**Provided information**
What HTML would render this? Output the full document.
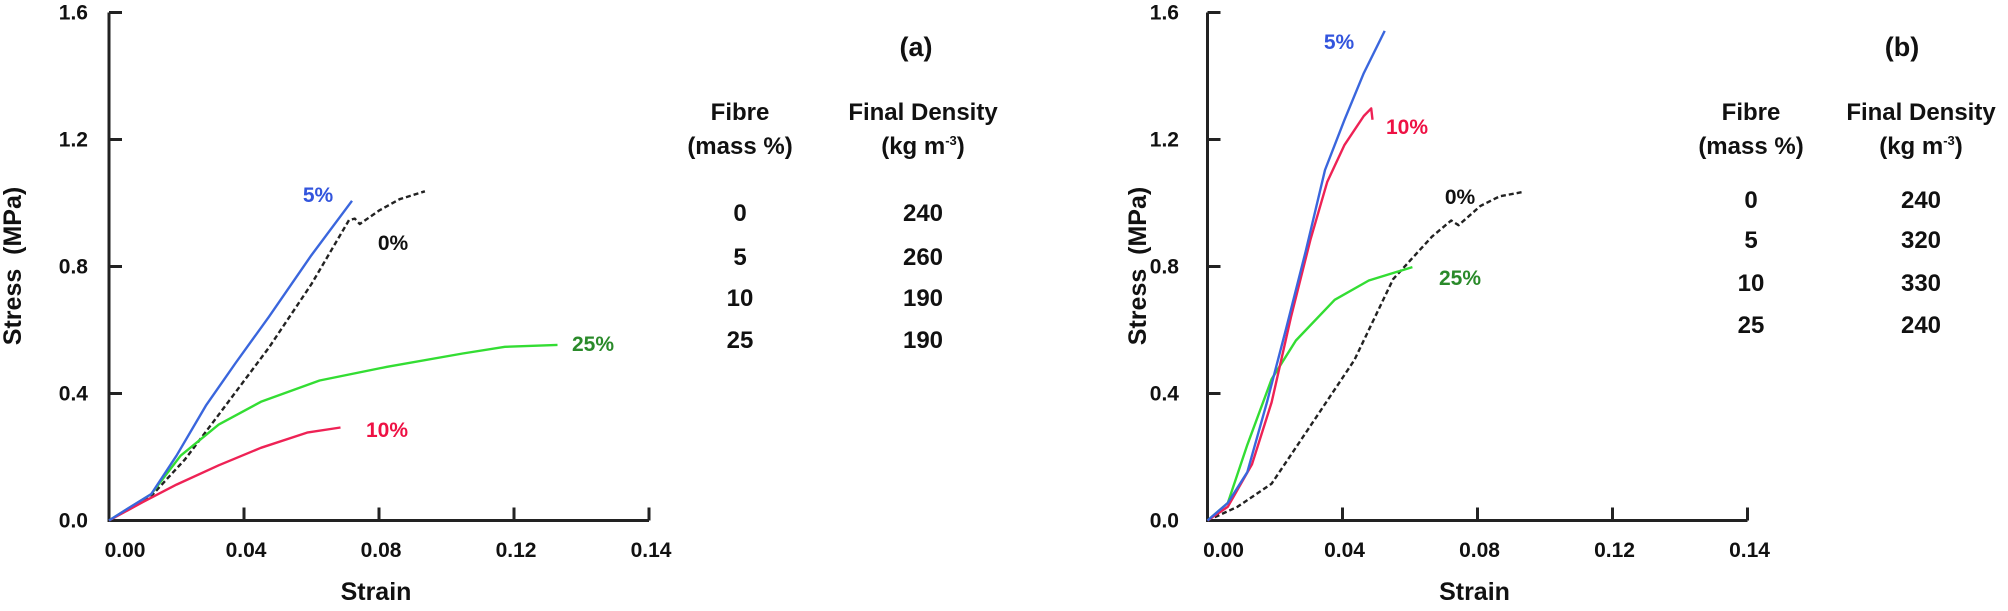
<!DOCTYPE html>
<html><head><meta charset="utf-8"><style>
body{margin:0;background:#fff}
svg{display:block;font-family:"Liberation Sans",sans-serif;font-weight:bold}
</style></head><body>
<svg id="fig" width="2008" height="611" viewBox="0 0 2008 611">
<g font-size="24" text-anchor="middle" fill="#111">
<text x="916" y="56" font-size="27">(a)</text>
<text x="740" y="120">Fibre</text>
<text x="740" y="154">(mass %)</text>
<text x="923" y="120">Final Density</text>
<text x="923" y="154">(kg m<tspan font-size="13" dy="-9">-3</tspan><tspan dy="9">)</tspan></text>
<text x="740" y="221">0</text><text x="923" y="221">240</text>
<text x="740" y="265">5</text><text x="923" y="265">260</text>
<text x="740" y="306">10</text><text x="923" y="306">190</text>
<text x="740" y="348">25</text><text x="923" y="348">190</text>
</g>
<g font-size="24" text-anchor="middle" fill="#111">
<text x="1902" y="56" font-size="27">(b)</text>
<text x="1751" y="120">Fibre</text>
<text x="1751" y="154">(mass %)</text>
<text x="1921" y="120">Final Density</text>
<text x="1921" y="154">(kg m<tspan font-size="13" dy="-9">-3</tspan><tspan dy="9">)</tspan></text>
<text x="1751" y="208">0</text><text x="1921" y="208">240</text>
<text x="1751" y="248">5</text><text x="1921" y="248">320</text>
<text x="1751" y="291">10</text><text x="1921" y="291">330</text>
<text x="1751" y="333">25</text><text x="1921" y="333">240</text>
</g>
</svg>
<script>
const xTicks=[0,0.04,0.08,0.12,0.16];
const xTickLabels=["0.00","0.04","0.08","0.12","0.14"];
const yTicks=[0,0.4,0.8,1.2,1.6];
const yTickLabels=["0.0","0.4","0.8","1.2","1.6"];
// Panel a
const a0x=[0,0.0125,0.0225,0.0337,0.0474,0.06,0.0711,0.0728,0.0743,0.08,0.0861,0.0936];
const a0y=[0,0.077,0.192,0.35,0.545,0.745,0.946,0.951,0.934,0.976,1.012,1.037];
const a5x=[0,0.005,0.0125,0.02,0.0287,0.0375,0.0474,0.06,0.072];
const a5y=[0,0.034,0.083,0.204,0.362,0.496,0.642,0.836,1.007];
const a10x=[0,0.01,0.02,0.0325,0.045,0.0587,0.0686];
const a10y=[0,0.058,0.113,0.174,0.229,0.277,0.293];
const a25x=[0,0.0125,0.0212,0.0325,0.045,0.0624,0.0824,0.1048,0.1173,0.1329];
const a25y=[0,0.083,0.204,0.302,0.374,0.441,0.484,0.526,0.547,0.553];
// Panel b
const b0x=[0,0.0089,0.019,0.0305,0.0435,0.055,0.0665,0.0722,0.0744,0.0809,0.0866,0.0931];
const b0y=[0,0.043,0.116,0.298,0.505,0.76,0.894,0.945,0.93,0.991,1.021,1.034];
const b5x=[0,0.006,0.0118,0.0176,0.0233,0.0291,0.0348,0.0406,0.0463,0.0525];
const b5y=[0,0.055,0.152,0.372,0.604,0.848,1.104,1.262,1.409,1.542];
const b10x=[0,0.006,0.0132,0.019,0.0247,0.0305,0.0355,0.0406,0.0463,0.0485,0.0489];
const b10y=[0,0.043,0.177,0.372,0.64,0.884,1.067,1.183,1.274,1.298,1.262];
const b25x=[0,0.006,0.0118,0.019,0.0262,0.0377,0.0478,0.0607];
const b25y=[0,0.055,0.238,0.445,0.567,0.695,0.756,0.798];

const NS="http://www.w3.org/2000/svg";
const svg=document.getElementById('fig');
function mk(tag,attrs,parent){const e=document.createElementNS(NS,tag);for(const k in attrs)e.setAttribute(k,attrs[k]);(parent||svg).appendChild(e);return e;}

function panel(id,ox,ylabRight,ytitleX,series,labels){
  const X=v=>ox+v/0.04*135;
  const Y=v=>520.5-v/0.4*127;
  const g=mk('g',{});
  
  
  const ax=mk('path',{d:`M${X(0)} ${Y(1.6)}V${Y(0)}H${X(0.16)}`,fill:'none',stroke:'#222','stroke-width':3},g);
  
  
  yTicks.forEach((t,i)=>{
    const tk=mk('line',{x1:X(0),x2:X(0)+13,y1:Y(t),y2:Y(t),stroke:'#222','stroke-width':3},g);
    
    
    const tl=mk('text',{x:ylabRight,y:Y(t)+7,'text-anchor':'end','font-size':21,fill:'#111'},g);
    
    
    tl.textContent=yTickLabels[i];
  });
  xTicks.forEach((t,i)=>{
    if(i>0){const tk=mk('line',{x1:X(t),x2:X(t),y1:Y(0),y2:Y(0)-13,stroke:'#222','stroke-width':3},g);
    
    }
    const tl=mk('text',{x:X(t)+(i===0?16:2),y:557,'text-anchor':'middle','font-size':21,fill:'#111'},g);
    
    
    tl.textContent=xTickLabels[i];
  });
  const xt=mk('text',{x:X(0.08)-3,y:600,'text-anchor':'middle','font-size':25,fill:'#111'},g);
  
  
  xt.textContent='Strain';
  const yt=mk('text',{x:0,y:0,'text-anchor':'middle','font-size':25,fill:'#111',transform:`translate(${ytitleX},266) rotate(-90)`},g);
  
  
  yt.textContent='Stress\u00a0 (MPa)';
  series.forEach(s=>{
    const d=s.x.map((v,i)=>(i?'L':'M')+X(v).toFixed(1)+' '+Y(s.y[i]).toFixed(1)).join('');
    const p=mk('path',{d:d,fill:'none',stroke:s.c,'stroke-width':2.4,'stroke-dasharray':s.dash||'none','stroke-linejoin':'round'},g);
    
    
  });
  labels.forEach(l=>{
    const t=mk('text',{x:l.x,y:l.y,'text-anchor':'middle','font-size':21,fill:l.c},g);
    
    
    t.textContent=l.t;
  });
}
panel('panel-a',109,88,21,[
 {name:'series-0pct',x:a0x,y:a0y,c:'#222',dash:'5 3'},
 {name:'series-25pct',x:a25x,y:a25y,c:'#33dd33'},
 {name:'series-10pct',x:a10x,y:a10y,c:'#ee2255'},
 {name:'series-5pct',x:a5x,y:a5y,c:'#3a66dd'}
],[
 {name:'label-5pct',t:'5%',x:318,y:202,c:'#3355dd'},
 {name:'label-0pct',t:'0%',x:393,y:250,c:'#111'},
 {name:'label-25pct',t:'25%',x:593,y:351,c:'#2a8a2a'},
 {name:'label-10pct',t:'10%',x:387,y:437,c:'#ee1144'}
]);
panel('panel-b',1207.5,1179,1146,[
 {name:'series-0pct',x:b0x,y:b0y,c:'#222',dash:'5 3'},
 {name:'series-25pct',x:b25x,y:b25y,c:'#33dd33'},
 {name:'series-10pct',x:b10x,y:b10y,c:'#ee2255'},
 {name:'series-5pct',x:b5x,y:b5y,c:'#3a66dd'}
],[
 {name:'label-5pct',t:'5%',x:1339,y:49,c:'#3355dd'},
 {name:'label-10pct',t:'10%',x:1407,y:134,c:'#ee1144'},
 {name:'label-0pct',t:'0%',x:1460,y:204,c:'#111'},
 {name:'label-25pct',t:'25%',x:1460,y:285,c:'#2a8a2a'}
]);
</script>
</body></html>
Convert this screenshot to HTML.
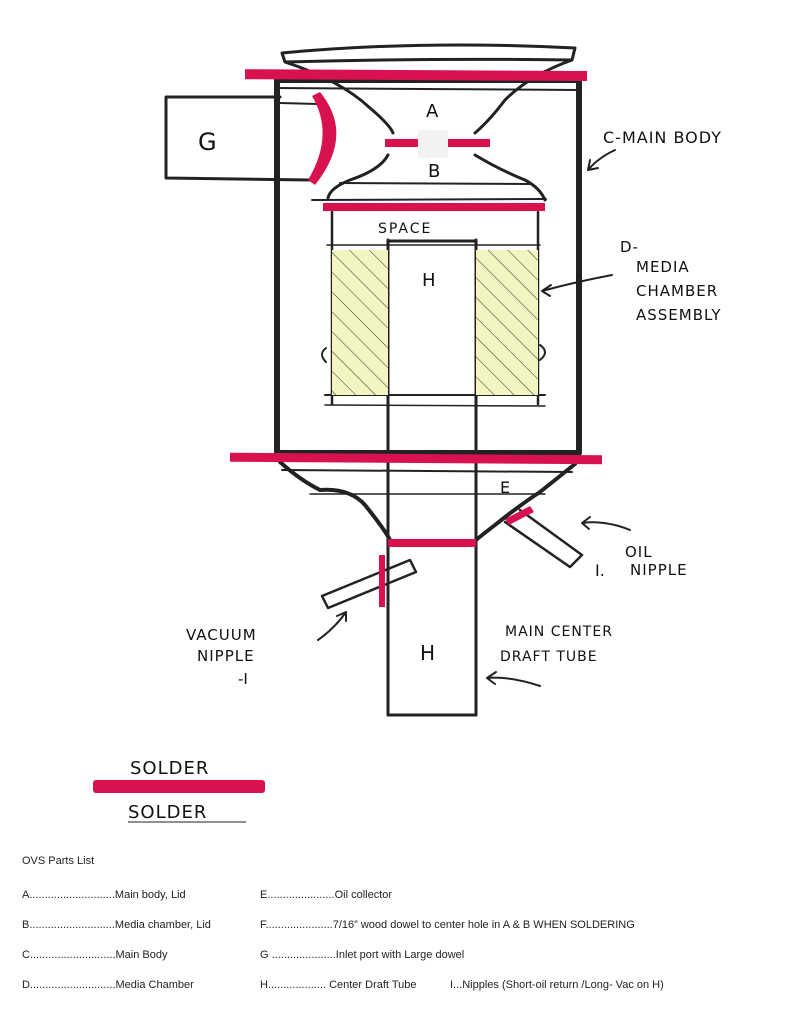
<!DOCTYPE html>
<html><head><meta charset="utf-8"><style>
html,body{margin:0;padding:0;background:#fff;width:796px;height:1024px;overflow:hidden}
svg{display:block}
.h{font-family:"DejaVu Sans","Liberation Sans",sans-serif;fill:#111}
.p{font-family:"Liberation Sans",sans-serif;font-size:11px;fill:#222}
</style></head><body>
<svg width="796" height="1024" viewBox="0 0 796 1024" xmlns="http://www.w3.org/2000/svg">
<g stroke="#222" fill="none" stroke-linecap="round" stroke-linejoin="round">
<!-- lid top -->
<path d="M282 53 Q420 40 575 48 L572 60 Q430 58 285 62 Z" stroke-width="3"/>
<path d="M285 62 Q340 80 370 108 Q390 125 393 133" stroke-width="3"/>
<path d="M572 60 Q530 75 505 100 Q490 120 475 133" stroke-width="3"/>
<!-- lower lid B -->
<path d="M388 155 Q380 170 350 180 Q330 188 328 198" stroke-width="3"/>
<path d="M475 155 Q500 170 525 180 Q540 188 545 200" stroke-width="3"/>
<line x1="340" y1="183" x2="530" y2="184" stroke-width="2"/>
<line x1="312" y1="200" x2="546" y2="199" stroke-width="2"/>
<!-- main body -->
<rect x="277" y="80" width="302" height="373" stroke-width="6"/>
<line x1="277" y1="88" x2="579" y2="90" stroke-width="2"/>
<!-- G box -->
<path d="M280 97 L166 97 L166 178 L310 180" stroke-width="3"/>
<path d="M280 103 L318 104" stroke-width="2"/>
<!-- media chamber -->
<line x1="332" y1="212" x2="332" y2="404" stroke-width="2.5"/>
<line x1="538" y1="212" x2="538" y2="404" stroke-width="2.5"/>
<line x1="327" y1="245" x2="540" y2="245" stroke-width="1.5"/>
<line x1="325" y1="395" x2="545" y2="395" stroke-width="2"/>
<line x1="325" y1="405" x2="545" y2="406" stroke-width="1.5"/>
<!-- center tube -->
<line x1="388" y1="240" x2="388" y2="715" stroke-width="3"/>
<line x1="476" y1="240" x2="476" y2="715" stroke-width="3"/>
<line x1="388" y1="241" x2="476" y2="241" stroke-width="3"/>
<line x1="388" y1="715" x2="476" y2="715" stroke-width="3"/>
<!-- oil collector -->
<path d="M280 462 Q300 480 320 490 Q350 488 365 505 Q385 530 390 540" stroke-width="4"/>
<path d="M575 464 Q555 480 540 492 Q520 505 495 525 Q482 535 476 540" stroke-width="4"/>
<line x1="282" y1="470" x2="572" y2="472" stroke-width="2"/>
<line x1="310" y1="494" x2="545" y2="494" stroke-width="1.5"/>
<!-- oil nipple -->
<path d="M520 510 L582 555 L570 567 L505 522" stroke-width="2.5"/>
<!-- vacuum nipple -->
<path d="M322 596 L410 560 L416 572 L328 608 Z" stroke-width="2.5"/>
<!-- arrows -->
<path d="M615 150 Q598 158 588 170 M588 170 l2 -10 M588 170 l10 -2" stroke-width="2"/>
<path d="M612 275 Q575 282 542 291 M542 291 l9 -6 M542 291 l8 5" stroke-width="2"/>
<path d="M630 530 Q605 520 582 523 M582 523 l8 -6 M582 523 l7 6" stroke-width="2"/>
<path d="M318 640 Q335 628 346 612 M346 612 l-9 4 M346 612 l0 9" stroke-width="2"/>
<path d="M540 686 Q510 676 487 678 M487 678 l9 -6 M487 678 l8 6" stroke-width="2"/>
<!-- small side tabs -->
<path d="M326 348 Q318 354 326 362" stroke-width="2"/>
<path d="M540 345 Q550 352 540 360" stroke-width="2"/>
</g>
<!-- hatched yellow -->
<defs><pattern id="hat" width="14" height="14" patternUnits="userSpaceOnUse" patternTransform="rotate(-45)">
<rect width="14" height="14" fill="#f3f5c0"/><line x1="0" y1="0" x2="0" y2="14" stroke="#333" stroke-width="1"/></pattern></defs>
<rect x="332" y="250" width="56" height="145" fill="url(#hat)"/>
<rect x="476" y="250" width="62" height="145" fill="url(#hat)"/>
<!-- red solder -->
<g fill="#d8124e">
<rect x="245" y="70" width="342" height="10" transform="rotate(0.3 400 75)"/>
<path d="M320 92 Q355 135 315 185 L308 180 Q335 135 312 96 Z"/>
<rect x="385" y="139" width="105" height="8"/>
<rect x="323" y="203" width="222" height="8"/>
<rect x="230" y="454" width="372" height="9" transform="rotate(0.4 415 458)"/>
<rect x="388" y="539" width="88" height="8"/>
<rect x="379" y="555" width="6" height="52"/>
<path d="M505 519 L530 506 L534 512 L509 525 Z"/>
<rect x="93" y="780" width="172" height="13" rx="3"/>
</g>
<rect x="418" y="130" width="30" height="28" fill="#f2f2f2"/>
<!-- labels -->
<g class="h">
<text x="198" y="150" font-size="24">G</text>
<text x="426" y="117" font-size="18">A</text>
<text x="428" y="177" font-size="18">B</text>
<text x="378" y="233" font-size="14" letter-spacing="2">SPACE</text>
<text x="422" y="286" font-size="18">H</text>
<text x="603" y="143" font-size="16" letter-spacing="1">C-MAIN BODY</text>
<text x="620" y="252" font-size="15" letter-spacing="1">D-</text>
<text x="636" y="272" font-size="15" letter-spacing="1">MEDIA</text>
<text x="636" y="296" font-size="15" letter-spacing="1">CHAMBER</text>
<text x="636" y="320" font-size="15" letter-spacing="1">ASSEMBLY</text>
<text x="500" y="493" font-size="16">E</text>
<text x="625" y="557" font-size="15" letter-spacing="1">OIL</text>
<text x="630" y="575" font-size="15" letter-spacing="1">NIPPLE</text>
<text x="595" y="576" font-size="16">I.</text>
<text x="186" y="640" font-size="15" letter-spacing="1">VACUUM</text>
<text x="197" y="661" font-size="15" letter-spacing="1">NIPPLE</text>
<text x="238" y="684" font-size="15">-I</text>
<text x="420" y="660" font-size="20">H</text>
<text x="505" y="636" font-size="14" letter-spacing="1">MAIN CENTER</text>
<text x="500" y="661" font-size="14" letter-spacing="1">DRAFT TUBE</text>
<text x="130" y="774" font-size="18" letter-spacing="1">SOLDER</text>
<text x="128" y="818" font-size="18" letter-spacing="1">SOLDER</text>
</g>
<line x1="128" y1="822" x2="246" y2="822" stroke="#222" stroke-width="1"/>
<g class="p">
<text x="22" y="864">OVS Parts List</text>
<text x="22" y="898">A............................Main body, Lid</text>
<text x="22" y="928">B............................Media chamber, Lid</text>
<text x="22" y="958">C............................Main Body</text>
<text x="22" y="988">D............................Media Chamber</text>
<text x="260" y="898">E......................Oil collector</text>
<text x="260" y="928">F......................7/16” wood dowel to center hole in A &amp; B WHEN SOLDERING</text>
<text x="260" y="958">G .....................Inlet port with Large dowel</text>
<text x="260" y="988">H................... Center Draft Tube</text>
<text x="450" y="988">I...Nipples (Short-oil return /Long- Vac on H)</text>
</g>
</svg>
</body></html>
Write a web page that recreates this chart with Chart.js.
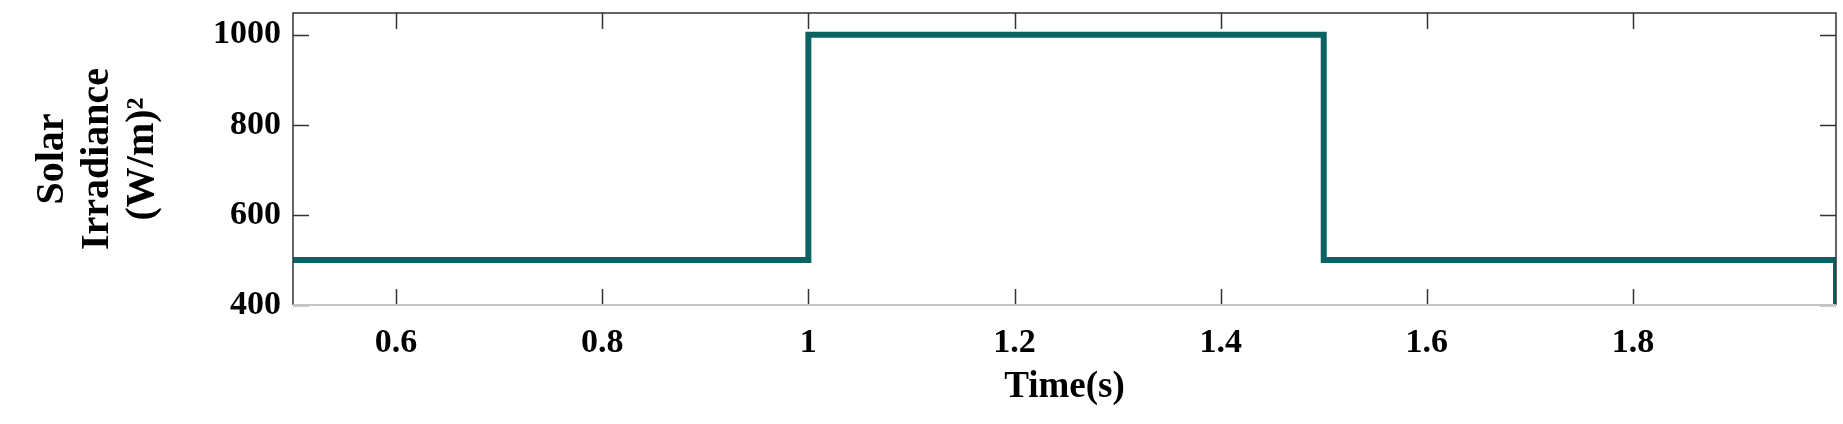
<!DOCTYPE html>
<html>
<head>
<meta charset="utf-8">
<script src="https://cdn.jsdelivr.net/npm/chart.js@4/dist/chart.umd.min.js"></script>
<style>
  html, body { margin: 0; padding: 0; background: #fff; }
  #irradiance { display: block; }
</style>
</head>
<body>
<canvas id="irradiance" width="1843" height="424"></canvas>
<script>
// step profile of the irradiance input
const timeS = [0.5, 1.0, 1.0, 1.5, 1.5, 1.997, 1.997]
const irradiance = [500, 500, 1000, 1000, 500, 500, 400]

const xTicks = [0.6, 0.8, 1.0, 1.2, 1.4, 1.6, 1.8]
const xTickLabels = ['0.6', '0.8', '1', '1.2', '1.4', '1.6', '1.8']
const yTicks = [400, 600, 800, 1000]
const yTickLabels = ['400', '600', '800', '1000']

const serif = "'Liberation Serif', 'Times New Roman', serif"

// matlab style box with inward ticks
const boxTicks = {
  id: 'boxTicks',
  afterDraw (chart) {
    const { ctx, chartArea: a, scales } = chart
    const len = 16
    ctx.save()
    ctx.strokeStyle = '#333'
    ctx.lineWidth = 1.5
    ctx.beginPath()
    xTicks.forEach(v => {
      const px = Math.round(scales.x.getPixelForValue(v)) + 0.5
      ctx.moveTo(px, a.bottom); ctx.lineTo(px, a.bottom - len)
      ctx.moveTo(px, a.top); ctx.lineTo(px, a.top + len)
    })
    yTicks.forEach(v => {
      const py = Math.round(scales.y.getPixelForValue(v)) + 0.5
      ctx.moveTo(a.left, py); ctx.lineTo(a.left + len, py)
      ctx.moveTo(a.right, py); ctx.lineTo(a.right - len, py)
    })
    ctx.stroke()
    ctx.beginPath()
    ctx.moveTo(a.left, a.bottom); ctx.lineTo(a.left, a.top)
    ctx.lineTo(a.right, a.top); ctx.lineTo(a.right, a.bottom)
    ctx.stroke()
    ctx.strokeStyle = '#c4c4c4'
    ctx.lineWidth = 2
    ctx.beginPath()
    ctx.moveTo(a.left, a.bottom); ctx.lineTo(a.right, a.bottom)
    ctx.stroke()
    ctx.restore()
  }
}

const ctx = document.querySelector('#irradiance')
const irrChart = new Chart(ctx, {
  type: 'line',
  data: {
    datasets: [{
      data: timeS.map((t, i) => ({ x: t, y: irradiance[i] })),
      borderColor: '#0b6262',
      borderWidth: 6,
      pointRadius: 0,
      fill: false,
      tension: 0,
      borderJoinStyle: 'miter'
    }]
  },
  options: {
    responsive: false,
    animation: false,
    layout: { padding: { left: 0, top: 13, right: 7, bottom: 0 } },
    plugins: { legend: { display: false }, tooltip: { enabled: false } },
    scales: {
      x: {
        type: 'linear',
        min: 0.5,
        max: 1.997,
        afterFit: s => { s.height = 119; s.paddingLeft = 0; s.paddingRight = 0 },
        afterBuildTicks: s => { s.ticks = xTicks.map(v => ({ value: v })) },
        grid: { display: false, drawTicks: false },
        border: { display: false },
        ticks: {
          padding: 18,
          color: '#000',
          font: { family: serif, size: 34, weight: 'bold' },
          maxRotation: 0,
          autoSkip: false,
          callback: (v, i) => xTickLabels[i]
        },
        title: {
          display: true,
          text: 'Time(s)',
          color: '#000',
          font: { family: serif, size: 37, weight: 'bold' },
          padding: { top: 0, bottom: 14 }
        }
      },
      y: {
        min: 400,
        max: 1048,
        afterFit: s => { s.width = 293; s.paddingTop = 0; s.paddingBottom = 0 },
        afterBuildTicks: s => { s.ticks = yTicks.map(v => ({ value: v })) },
        grid: { display: false, drawTicks: false },
        border: { display: false },
        ticks: {
          padding: 12,
          color: '#000',
          font: { family: serif, size: 34, weight: 'bold' },
          callback: (v, i) => yTickLabels[i]
        },
        title: {
          display: true,
          text: ['Solar', 'Irradiance', '(W/m)²'],
          color: '#000',
          font: { family: serif, size: 40, weight: 'bold', lineHeight: 1.125 },
          padding: { top: 30, bottom: 0 }
        }
      }
    }
  },
  plugins: [boxTicks]
})
</script>
</body>
</html>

**Directions**
Looking above, find the stretch of lines that opens with the one holding "Write a web" and closes with the one holding "Serif', 'Times New". Copy it exactly, pictures excluded.

**Response to the exercise**
Write a web page that recreates this chart with Chart.js.
<!DOCTYPE html>
<html>
<head>
<meta charset="utf-8">
<script src="https://cdn.jsdelivr.net/npm/chart.js@4/dist/chart.umd.min.js"></script>
<style>
  html, body { margin: 0; padding: 0; background: #fff; }
  #irradiance { display: block; }
</style>
</head>
<body>
<canvas id="irradiance" width="1843" height="424"></canvas>
<script>
// step profile of the irradiance input
const timeS = [0.5, 1.0, 1.0, 1.5, 1.5, 1.997, 1.997]
const irradiance = [500, 500, 1000, 1000, 500, 500, 400]

const xTicks = [0.6, 0.8, 1.0, 1.2, 1.4, 1.6, 1.8]
const xTickLabels = ['0.6', '0.8', '1', '1.2', '1.4', '1.6', '1.8']
const yTicks = [400, 600, 800, 1000]
const yTickLabels = ['400', '600', '800', '1000']

const serif = "'Liberation Serif', 'Times New Roman', serif"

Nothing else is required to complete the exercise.